Di sekolah itu, dia bergabung dalam Himpunan Teater Mahasiswa Indonesia (Batovis) sebagai sutradara, penulis skenario, dan juga aktor.
Hasil mentas itu dia gunakan untuk membiayai sekolah yang ia dirikan, Tjahja Volksuniversiteit, Cahaya Universitas Rakyat.
Di kalangan siswa sekolah menengah (AMS) Bandung, Syahrir menjadi seorang bintang. Syahrir bukanlah tipe siswa yang hanya menyibukkan diri dengan buku-buku pelajaran dan pekerjaan rumah. Ia aktif dalam klub debat di sekolahnya.
Syahrir juga berkecimpung dalam aksi pendidikan melek huruf secara gratis bagi anak-anak dari keluarga tak mampu dalam Tjahja Volksuniversiteit.
Aksi sosial Syahrir kemudian menjurus jadi politis. Ketika para pemuda masih terikat dalam perhimpunan-perhimpunan kedaerahan, pada tanggal 20 Februari 1927, Syahrir termasuk dalam sepuluh orang penggagas pendirian himpunan pemuda nasionalis, Jong Indonesiƫ. Perhimpunan itu kemudian berubah nama jadi Pemuda Indonesia yang menjadi motor penyelenggaraan Kongres Pemuda Indonesia. Kongres monumental yang mencetuskan Sumpah Pemuda pada 1928.
Sebagai siswa sekolah menengah, Syahrir sudah dikenal oleh polisi Bandung sebagai pemimpin redaksi majalah himpunan pemuda nasionalis. Dalam kenangan seorang temannya di AMS, Syahrir kerap lari digebah polisi karena membandel membaca koran yang memuat berita pemberontakan PKI 1926; koran yang ditempel pada papan dan selalu dijaga polisi agar tak dibaca para pelajar sekolah.
Sekolah MULO di Medan (sekitar tahun 1925), Syahrir melanjutkan pendidikan ke negeri Belanda di Fakultas Hukum, Universitas Amsterdam.

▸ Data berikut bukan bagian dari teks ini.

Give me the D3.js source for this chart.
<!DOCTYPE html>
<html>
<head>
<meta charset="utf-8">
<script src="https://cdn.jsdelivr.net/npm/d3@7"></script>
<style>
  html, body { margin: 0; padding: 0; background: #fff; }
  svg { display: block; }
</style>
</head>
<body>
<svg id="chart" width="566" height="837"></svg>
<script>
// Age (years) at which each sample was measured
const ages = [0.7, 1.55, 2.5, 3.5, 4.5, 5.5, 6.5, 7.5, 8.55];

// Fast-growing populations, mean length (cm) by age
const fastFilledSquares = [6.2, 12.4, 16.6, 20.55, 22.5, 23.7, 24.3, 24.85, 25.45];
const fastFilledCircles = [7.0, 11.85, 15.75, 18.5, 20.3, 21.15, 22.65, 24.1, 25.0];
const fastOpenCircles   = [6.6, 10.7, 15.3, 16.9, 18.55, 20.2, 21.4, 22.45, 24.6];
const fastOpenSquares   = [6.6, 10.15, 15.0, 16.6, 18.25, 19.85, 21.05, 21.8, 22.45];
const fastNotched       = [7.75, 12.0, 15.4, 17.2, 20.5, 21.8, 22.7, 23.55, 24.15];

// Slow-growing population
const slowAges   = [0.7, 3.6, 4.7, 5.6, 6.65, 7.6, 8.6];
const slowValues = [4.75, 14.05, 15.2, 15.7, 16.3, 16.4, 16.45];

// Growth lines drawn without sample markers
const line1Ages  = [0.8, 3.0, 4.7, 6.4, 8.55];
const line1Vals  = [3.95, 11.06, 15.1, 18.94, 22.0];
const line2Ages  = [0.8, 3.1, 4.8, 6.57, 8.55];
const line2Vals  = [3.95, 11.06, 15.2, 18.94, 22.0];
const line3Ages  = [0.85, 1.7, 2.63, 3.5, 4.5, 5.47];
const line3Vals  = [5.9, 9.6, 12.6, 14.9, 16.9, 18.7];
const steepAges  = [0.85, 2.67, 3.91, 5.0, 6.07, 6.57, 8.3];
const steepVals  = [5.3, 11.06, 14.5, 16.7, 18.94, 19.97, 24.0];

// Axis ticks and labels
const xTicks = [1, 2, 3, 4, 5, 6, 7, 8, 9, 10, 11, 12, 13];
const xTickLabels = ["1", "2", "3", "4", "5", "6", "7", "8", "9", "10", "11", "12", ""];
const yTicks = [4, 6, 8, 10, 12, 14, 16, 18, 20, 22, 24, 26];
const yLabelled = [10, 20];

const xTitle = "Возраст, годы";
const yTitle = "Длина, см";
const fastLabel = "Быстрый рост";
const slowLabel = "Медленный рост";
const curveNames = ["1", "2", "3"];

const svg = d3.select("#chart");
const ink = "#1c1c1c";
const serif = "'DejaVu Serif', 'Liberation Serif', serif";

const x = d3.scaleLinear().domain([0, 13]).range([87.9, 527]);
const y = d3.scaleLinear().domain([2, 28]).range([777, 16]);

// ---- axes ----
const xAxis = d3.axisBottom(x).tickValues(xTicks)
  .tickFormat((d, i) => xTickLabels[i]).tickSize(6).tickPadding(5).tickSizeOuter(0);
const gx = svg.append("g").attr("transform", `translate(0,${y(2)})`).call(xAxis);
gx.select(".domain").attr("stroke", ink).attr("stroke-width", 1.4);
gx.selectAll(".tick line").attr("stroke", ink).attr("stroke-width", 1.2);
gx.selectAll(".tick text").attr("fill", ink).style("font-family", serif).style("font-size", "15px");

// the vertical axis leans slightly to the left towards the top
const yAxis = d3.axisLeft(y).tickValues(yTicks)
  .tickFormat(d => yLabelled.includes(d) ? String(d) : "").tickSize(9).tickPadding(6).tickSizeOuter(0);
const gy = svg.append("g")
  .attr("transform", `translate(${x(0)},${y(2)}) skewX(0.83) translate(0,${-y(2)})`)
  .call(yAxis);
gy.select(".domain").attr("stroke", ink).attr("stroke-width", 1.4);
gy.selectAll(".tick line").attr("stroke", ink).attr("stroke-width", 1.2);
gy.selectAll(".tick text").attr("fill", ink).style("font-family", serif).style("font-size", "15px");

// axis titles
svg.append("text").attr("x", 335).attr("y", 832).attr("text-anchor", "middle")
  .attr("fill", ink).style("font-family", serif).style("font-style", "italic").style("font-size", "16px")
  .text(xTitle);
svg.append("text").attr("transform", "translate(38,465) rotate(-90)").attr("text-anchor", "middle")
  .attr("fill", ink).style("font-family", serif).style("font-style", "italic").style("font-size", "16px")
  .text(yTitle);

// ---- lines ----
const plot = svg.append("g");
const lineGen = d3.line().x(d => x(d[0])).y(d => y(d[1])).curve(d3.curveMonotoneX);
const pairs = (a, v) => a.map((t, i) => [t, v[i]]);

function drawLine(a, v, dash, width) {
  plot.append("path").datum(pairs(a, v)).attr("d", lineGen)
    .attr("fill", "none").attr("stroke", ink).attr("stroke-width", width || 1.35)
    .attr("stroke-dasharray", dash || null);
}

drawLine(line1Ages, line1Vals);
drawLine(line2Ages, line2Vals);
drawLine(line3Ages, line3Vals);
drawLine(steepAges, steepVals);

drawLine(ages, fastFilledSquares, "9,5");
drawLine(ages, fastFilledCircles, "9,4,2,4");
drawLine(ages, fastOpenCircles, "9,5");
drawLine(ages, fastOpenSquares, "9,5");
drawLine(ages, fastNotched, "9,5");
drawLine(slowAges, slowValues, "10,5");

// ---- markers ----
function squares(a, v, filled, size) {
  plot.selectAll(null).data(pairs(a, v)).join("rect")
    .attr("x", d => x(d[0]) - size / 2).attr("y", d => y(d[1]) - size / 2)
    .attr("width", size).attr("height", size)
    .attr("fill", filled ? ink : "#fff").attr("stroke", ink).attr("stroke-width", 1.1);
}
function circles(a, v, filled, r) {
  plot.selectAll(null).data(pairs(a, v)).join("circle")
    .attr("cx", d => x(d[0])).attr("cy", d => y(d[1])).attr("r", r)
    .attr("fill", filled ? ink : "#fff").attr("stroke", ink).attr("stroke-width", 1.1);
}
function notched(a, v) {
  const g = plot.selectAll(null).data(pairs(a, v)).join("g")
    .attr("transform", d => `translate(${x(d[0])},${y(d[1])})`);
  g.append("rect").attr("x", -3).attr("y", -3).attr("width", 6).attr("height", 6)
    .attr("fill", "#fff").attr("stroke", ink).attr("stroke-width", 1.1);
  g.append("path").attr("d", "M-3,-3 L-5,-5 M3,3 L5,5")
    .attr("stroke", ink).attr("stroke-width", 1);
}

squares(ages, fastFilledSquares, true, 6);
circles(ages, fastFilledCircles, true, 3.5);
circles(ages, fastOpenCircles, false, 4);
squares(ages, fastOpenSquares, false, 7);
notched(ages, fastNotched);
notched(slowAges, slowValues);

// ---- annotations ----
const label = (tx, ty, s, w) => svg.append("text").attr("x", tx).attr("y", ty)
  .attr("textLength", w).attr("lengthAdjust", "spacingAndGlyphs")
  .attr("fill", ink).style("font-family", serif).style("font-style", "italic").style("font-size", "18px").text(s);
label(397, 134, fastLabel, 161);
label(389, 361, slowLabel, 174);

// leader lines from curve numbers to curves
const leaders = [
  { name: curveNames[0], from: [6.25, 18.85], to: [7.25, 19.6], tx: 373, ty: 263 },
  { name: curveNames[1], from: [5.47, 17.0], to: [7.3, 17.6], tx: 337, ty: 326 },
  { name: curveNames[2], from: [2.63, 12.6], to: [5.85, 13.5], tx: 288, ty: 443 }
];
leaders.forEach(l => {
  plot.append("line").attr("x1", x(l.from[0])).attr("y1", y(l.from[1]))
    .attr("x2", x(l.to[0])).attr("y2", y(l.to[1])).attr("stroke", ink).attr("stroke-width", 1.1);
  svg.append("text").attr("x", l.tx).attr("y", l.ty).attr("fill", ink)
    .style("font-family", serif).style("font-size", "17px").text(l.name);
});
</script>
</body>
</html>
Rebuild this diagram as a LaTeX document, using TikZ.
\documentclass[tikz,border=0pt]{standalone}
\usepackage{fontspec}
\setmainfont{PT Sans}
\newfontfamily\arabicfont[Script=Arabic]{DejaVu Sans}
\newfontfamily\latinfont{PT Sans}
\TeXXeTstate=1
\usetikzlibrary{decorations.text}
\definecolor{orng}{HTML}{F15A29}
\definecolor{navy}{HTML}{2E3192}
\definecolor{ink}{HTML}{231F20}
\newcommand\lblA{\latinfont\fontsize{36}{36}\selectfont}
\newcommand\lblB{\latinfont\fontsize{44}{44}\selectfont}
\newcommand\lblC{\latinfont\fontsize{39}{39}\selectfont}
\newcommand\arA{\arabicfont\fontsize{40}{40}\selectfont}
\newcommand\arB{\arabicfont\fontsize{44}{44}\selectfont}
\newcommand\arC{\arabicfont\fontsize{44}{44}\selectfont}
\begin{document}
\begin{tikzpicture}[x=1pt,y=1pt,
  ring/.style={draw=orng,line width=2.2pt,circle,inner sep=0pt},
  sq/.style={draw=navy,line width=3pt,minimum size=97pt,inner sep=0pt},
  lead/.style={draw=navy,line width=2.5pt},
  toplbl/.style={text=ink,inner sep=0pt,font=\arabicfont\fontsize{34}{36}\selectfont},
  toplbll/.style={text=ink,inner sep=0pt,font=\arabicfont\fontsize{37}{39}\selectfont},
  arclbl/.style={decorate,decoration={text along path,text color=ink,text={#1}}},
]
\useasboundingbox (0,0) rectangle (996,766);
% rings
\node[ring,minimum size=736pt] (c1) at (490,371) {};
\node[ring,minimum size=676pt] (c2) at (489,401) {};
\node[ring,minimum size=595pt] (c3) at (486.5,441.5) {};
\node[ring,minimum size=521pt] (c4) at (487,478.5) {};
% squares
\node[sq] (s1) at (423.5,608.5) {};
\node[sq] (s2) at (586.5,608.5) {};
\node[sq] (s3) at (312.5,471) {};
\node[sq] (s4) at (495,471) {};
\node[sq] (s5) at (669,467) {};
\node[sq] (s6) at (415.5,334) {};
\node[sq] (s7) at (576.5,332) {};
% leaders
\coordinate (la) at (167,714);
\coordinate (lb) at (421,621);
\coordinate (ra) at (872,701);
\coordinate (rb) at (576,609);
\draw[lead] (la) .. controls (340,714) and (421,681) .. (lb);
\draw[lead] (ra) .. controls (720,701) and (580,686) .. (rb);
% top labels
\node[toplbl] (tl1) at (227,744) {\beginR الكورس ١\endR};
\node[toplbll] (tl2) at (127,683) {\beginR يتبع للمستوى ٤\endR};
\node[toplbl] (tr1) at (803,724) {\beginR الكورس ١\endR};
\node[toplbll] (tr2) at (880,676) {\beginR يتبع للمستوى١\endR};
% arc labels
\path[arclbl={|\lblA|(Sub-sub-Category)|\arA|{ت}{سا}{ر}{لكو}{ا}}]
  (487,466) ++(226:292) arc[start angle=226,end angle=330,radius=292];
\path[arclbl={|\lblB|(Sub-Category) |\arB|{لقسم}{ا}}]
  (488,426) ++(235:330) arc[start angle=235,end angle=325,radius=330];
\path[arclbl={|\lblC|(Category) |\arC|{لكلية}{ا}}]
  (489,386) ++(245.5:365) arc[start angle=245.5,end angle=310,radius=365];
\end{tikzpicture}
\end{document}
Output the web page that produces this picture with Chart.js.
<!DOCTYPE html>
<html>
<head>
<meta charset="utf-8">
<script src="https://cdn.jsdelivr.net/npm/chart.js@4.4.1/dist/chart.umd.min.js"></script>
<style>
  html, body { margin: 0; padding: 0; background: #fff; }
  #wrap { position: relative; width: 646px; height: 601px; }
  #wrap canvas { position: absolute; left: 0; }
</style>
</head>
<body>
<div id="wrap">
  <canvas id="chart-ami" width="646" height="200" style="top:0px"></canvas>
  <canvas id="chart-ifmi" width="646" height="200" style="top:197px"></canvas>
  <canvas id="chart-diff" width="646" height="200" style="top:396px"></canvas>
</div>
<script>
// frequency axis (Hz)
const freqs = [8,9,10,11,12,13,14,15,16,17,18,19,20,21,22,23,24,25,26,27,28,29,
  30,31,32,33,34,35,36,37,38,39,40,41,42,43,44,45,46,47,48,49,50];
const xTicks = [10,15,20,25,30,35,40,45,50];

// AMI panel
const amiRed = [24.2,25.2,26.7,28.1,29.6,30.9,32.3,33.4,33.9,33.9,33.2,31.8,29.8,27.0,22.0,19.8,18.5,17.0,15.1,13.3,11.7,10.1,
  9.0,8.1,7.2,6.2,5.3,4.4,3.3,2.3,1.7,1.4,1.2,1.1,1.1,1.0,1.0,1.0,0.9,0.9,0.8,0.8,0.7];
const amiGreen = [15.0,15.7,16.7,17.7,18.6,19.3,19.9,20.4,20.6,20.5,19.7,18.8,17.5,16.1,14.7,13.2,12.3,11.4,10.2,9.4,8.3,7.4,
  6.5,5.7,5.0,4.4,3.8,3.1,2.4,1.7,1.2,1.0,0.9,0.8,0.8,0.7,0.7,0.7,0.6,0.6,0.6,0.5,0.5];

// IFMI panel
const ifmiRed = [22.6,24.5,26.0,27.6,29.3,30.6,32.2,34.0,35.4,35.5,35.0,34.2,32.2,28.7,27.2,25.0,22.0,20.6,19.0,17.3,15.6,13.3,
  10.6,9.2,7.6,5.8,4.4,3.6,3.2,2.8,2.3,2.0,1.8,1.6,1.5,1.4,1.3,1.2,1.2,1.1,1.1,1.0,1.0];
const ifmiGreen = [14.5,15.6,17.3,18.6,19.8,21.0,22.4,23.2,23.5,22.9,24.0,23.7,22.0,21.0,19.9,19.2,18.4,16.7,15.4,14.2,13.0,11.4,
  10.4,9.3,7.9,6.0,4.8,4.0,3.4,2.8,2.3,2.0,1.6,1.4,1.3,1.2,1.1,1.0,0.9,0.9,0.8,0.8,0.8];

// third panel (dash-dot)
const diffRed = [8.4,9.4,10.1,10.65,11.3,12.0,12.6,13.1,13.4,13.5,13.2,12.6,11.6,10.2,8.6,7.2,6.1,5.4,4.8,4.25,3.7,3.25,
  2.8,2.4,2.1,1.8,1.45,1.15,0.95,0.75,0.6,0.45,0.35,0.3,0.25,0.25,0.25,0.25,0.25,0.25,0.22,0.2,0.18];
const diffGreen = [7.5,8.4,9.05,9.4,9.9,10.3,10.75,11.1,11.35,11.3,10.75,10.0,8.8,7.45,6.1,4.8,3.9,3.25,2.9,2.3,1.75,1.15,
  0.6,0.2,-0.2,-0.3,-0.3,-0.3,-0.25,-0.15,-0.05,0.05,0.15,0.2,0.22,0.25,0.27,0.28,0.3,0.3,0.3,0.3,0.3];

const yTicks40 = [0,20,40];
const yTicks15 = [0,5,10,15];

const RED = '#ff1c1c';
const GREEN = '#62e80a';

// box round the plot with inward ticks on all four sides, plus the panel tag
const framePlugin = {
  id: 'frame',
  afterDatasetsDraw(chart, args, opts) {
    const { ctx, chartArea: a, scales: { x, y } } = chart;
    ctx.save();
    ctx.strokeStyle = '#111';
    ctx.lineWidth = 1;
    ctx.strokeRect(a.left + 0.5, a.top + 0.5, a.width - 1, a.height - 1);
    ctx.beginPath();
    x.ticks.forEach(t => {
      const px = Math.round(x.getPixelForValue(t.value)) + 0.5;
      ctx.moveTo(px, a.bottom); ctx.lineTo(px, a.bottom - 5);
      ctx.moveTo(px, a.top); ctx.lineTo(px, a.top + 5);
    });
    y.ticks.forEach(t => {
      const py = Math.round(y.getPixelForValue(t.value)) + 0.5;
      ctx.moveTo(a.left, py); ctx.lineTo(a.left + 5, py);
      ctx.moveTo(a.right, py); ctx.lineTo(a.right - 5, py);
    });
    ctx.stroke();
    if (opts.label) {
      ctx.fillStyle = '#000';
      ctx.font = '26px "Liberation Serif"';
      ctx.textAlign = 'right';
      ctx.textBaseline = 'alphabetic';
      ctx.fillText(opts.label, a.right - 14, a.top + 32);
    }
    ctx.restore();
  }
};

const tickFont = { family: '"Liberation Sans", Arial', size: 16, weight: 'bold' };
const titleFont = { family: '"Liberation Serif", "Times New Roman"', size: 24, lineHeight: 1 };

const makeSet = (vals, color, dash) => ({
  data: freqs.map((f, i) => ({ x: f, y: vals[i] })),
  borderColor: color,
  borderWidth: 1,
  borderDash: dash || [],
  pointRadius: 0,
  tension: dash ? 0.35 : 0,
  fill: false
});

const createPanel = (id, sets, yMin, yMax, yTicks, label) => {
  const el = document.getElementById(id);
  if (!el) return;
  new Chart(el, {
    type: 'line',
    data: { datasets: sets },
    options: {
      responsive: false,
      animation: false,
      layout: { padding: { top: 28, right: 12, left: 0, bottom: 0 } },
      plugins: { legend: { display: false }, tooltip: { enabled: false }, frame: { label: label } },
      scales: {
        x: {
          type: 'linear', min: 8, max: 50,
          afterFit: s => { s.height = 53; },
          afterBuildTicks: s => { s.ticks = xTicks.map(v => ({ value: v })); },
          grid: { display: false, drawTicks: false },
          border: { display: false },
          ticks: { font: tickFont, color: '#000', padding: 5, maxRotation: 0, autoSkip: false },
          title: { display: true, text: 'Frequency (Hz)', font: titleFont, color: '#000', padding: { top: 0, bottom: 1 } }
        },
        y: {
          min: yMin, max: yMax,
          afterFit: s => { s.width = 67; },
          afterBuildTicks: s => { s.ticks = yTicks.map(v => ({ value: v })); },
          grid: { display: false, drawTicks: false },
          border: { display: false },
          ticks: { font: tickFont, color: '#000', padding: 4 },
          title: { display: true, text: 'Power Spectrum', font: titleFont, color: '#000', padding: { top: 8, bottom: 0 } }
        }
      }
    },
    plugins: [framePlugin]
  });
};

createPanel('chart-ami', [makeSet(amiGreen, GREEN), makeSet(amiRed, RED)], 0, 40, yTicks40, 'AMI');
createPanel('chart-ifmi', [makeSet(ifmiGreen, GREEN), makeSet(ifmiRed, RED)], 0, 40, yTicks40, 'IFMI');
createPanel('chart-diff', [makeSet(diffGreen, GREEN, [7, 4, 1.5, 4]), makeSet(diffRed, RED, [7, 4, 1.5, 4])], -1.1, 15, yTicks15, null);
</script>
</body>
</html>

Di sana, Syahrir mendalami sosialisme.
Secara sungguh-sungguh ia berkutat dengan teori-teori sosialisme. Ia akrab dengan Salomon Tas, Ketua Klub Mahasiswa Sosial Demokrat, dan istrinya Maria Duchateau, yang kelak dinikahi Syahrir, meski sebentar. (Kelak Syahrir menikah kembali dengan Poppy, kakak tertua dari Soedjatmoko dan Miriam Boediardjo).
Dalam tulisan kenangannya, Salomon Tas berkisah perihal Syahrir yang mencari teman-teman radikal, berkelana kian jauh ke kiri, hingga ke kalangan anarkis yang mengharamkan segala hal berbau kapitalisme dengan bertahan hidup secara kolektif, saling berbagi satu sama lain kecuali sikat gigi.
Demi lebih mengenal dunia proletar dan organisasi pergerakannya, Syahrir pun bekerja pada Sekretariat Federasi Buruh Transportasi Internasional.
Selain menceburkan diri dalam sosialisme, Syahrir juga aktif dalam Perhimpunan Indonesia (PI) yang ketika itu dipimpin oleh Mohammad Hatta.
Di awal 1930, pemerintah Hindia Belanda kian bengis terhadap organisasi pergerakan nasional, dengan aksi razia dan memenjarakan pemimpin pergerakan di tanah air, yang berbuntut pembubaran Partai Nasional Indonesia (PNI) oleh aktivis PNI sendiri.
Berita tersebut menimbulkan kekhawatiran di kalangan aktivis PI di Belanda. Mereka selalu menyerukan agar pergerakan jangan jadi melempem lantaran pemimpinnya dipenjarakan.
Seruan itu mereka sampaikan lewat tulisan. Bersama Hatta, keduanya rajin menulis di Daulat Rakjat, majalah milik Pendidikan Nasional Indonesia, dan memisikan pendidikan rakyat harus menjadi tugas utama pemimpin politik.